The Man Who Hated Women
- Author: Amy Sohn
- Language: English
- Genre: Non-fiction
- Publisher: Farrar, Straus and Giroux
- Publication date: 2021
- Media type: Print
- Pages: 386

= The Man Who Hated Women =

2021 book by Amy Sohn

The Man Who Hated Women: Sex, Censorship, and Civil Liberties in The Gilded Age is a 2021 non-fiction book written by Amy Sohn.

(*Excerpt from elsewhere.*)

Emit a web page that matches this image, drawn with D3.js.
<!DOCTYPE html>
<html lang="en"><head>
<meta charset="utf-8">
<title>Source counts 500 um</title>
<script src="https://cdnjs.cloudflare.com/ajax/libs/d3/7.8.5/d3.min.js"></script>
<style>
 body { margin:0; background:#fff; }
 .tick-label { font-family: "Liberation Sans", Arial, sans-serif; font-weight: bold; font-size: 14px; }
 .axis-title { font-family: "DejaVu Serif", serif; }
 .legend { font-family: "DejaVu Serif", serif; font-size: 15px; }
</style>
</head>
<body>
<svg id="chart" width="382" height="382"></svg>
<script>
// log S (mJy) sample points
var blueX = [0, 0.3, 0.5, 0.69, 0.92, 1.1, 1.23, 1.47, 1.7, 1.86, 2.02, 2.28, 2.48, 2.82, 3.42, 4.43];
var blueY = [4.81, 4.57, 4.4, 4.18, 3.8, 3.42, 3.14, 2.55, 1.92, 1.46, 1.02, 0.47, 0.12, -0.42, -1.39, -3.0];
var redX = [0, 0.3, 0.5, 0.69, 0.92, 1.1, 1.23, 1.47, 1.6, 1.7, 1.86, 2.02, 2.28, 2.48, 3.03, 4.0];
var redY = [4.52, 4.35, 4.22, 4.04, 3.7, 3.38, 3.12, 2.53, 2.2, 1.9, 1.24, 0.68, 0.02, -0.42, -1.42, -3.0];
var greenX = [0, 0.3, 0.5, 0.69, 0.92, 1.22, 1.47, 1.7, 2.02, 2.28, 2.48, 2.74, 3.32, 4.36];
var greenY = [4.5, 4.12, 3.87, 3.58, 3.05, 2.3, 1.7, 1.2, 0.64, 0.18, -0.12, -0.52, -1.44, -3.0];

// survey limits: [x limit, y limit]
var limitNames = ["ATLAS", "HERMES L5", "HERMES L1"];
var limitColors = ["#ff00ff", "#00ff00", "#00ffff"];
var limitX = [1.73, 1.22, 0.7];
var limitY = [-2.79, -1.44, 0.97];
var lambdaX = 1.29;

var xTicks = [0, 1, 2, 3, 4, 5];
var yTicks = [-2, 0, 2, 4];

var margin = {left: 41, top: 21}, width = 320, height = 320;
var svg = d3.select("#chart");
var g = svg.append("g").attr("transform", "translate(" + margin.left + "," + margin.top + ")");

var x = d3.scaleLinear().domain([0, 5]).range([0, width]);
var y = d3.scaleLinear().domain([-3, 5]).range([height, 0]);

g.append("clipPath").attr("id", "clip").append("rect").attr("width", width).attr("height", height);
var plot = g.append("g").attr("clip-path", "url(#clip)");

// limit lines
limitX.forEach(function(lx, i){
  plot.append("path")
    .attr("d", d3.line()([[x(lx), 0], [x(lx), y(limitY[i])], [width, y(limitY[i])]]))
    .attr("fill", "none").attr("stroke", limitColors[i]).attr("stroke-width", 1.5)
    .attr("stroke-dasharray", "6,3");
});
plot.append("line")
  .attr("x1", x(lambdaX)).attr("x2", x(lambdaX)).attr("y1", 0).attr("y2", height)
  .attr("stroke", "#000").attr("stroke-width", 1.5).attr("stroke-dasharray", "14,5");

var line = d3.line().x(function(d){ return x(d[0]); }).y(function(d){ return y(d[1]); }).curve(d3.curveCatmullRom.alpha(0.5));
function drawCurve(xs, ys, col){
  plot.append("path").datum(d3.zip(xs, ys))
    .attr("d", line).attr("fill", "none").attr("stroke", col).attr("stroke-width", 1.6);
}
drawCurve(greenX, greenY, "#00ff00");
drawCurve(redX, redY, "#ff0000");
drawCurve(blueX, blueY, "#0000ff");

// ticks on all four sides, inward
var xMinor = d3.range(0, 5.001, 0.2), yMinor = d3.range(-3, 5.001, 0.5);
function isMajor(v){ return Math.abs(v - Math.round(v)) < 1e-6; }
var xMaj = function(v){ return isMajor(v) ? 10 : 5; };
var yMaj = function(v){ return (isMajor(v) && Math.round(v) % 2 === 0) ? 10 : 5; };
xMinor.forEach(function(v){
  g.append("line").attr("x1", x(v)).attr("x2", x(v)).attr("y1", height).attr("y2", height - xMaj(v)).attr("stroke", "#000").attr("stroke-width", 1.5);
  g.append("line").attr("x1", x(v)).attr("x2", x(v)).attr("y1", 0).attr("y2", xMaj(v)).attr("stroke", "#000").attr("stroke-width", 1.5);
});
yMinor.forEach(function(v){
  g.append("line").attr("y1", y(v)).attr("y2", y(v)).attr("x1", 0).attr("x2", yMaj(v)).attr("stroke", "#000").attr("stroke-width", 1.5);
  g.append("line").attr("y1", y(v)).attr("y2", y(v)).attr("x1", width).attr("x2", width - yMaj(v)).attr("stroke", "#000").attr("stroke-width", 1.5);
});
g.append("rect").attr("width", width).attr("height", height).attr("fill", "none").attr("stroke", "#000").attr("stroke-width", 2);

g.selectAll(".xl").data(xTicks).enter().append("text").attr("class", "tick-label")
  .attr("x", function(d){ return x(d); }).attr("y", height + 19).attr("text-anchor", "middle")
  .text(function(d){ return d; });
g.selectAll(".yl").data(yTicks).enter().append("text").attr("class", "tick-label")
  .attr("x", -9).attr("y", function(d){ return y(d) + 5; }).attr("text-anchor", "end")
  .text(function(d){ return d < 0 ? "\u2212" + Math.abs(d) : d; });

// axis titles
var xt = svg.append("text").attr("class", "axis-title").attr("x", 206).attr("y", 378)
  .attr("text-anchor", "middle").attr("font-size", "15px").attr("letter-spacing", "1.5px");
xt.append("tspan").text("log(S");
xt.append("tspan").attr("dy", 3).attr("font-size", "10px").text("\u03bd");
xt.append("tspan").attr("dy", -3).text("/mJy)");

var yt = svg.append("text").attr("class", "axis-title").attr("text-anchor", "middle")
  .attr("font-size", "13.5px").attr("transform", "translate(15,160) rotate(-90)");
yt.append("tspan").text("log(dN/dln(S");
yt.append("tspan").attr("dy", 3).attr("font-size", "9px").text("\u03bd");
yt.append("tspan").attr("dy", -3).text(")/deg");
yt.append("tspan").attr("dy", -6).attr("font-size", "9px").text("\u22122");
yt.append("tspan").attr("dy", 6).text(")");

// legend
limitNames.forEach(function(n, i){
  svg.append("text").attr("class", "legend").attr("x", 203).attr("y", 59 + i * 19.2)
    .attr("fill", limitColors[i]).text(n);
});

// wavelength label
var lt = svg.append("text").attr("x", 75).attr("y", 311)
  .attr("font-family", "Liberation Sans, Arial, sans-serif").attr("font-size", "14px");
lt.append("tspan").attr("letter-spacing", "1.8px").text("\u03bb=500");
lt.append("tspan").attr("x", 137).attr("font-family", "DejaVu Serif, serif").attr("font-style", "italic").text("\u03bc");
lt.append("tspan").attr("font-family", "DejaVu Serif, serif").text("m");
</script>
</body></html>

Smithsonian named The Man Who Hated Women one of the ten Best History Books of 2021.

==Overview==
Non-fiction book about the life and career of anti-vice crusader Anthony Comstock, the Comstock Act of 1873 and eight women who were charged with crimes for violating the law.

==Critical reception==
The New Yorker, “Fascinating... One anecdote that Sohn relates—she has a gift for summoning up such scenes—reminded me vividly of modern-day Internet trolls... Purity is in the mind of the beholder, but beware the man who vows to protect yours.”

The New York Times, “The combination of the overstated (“turn back the clock”) and underdrawn (“greater historical awareness”) reflects the awkwardness of this book: “The Man Who Hated Women” gestures at a gripping narrative and a profound argument while ultimately falling short of either.”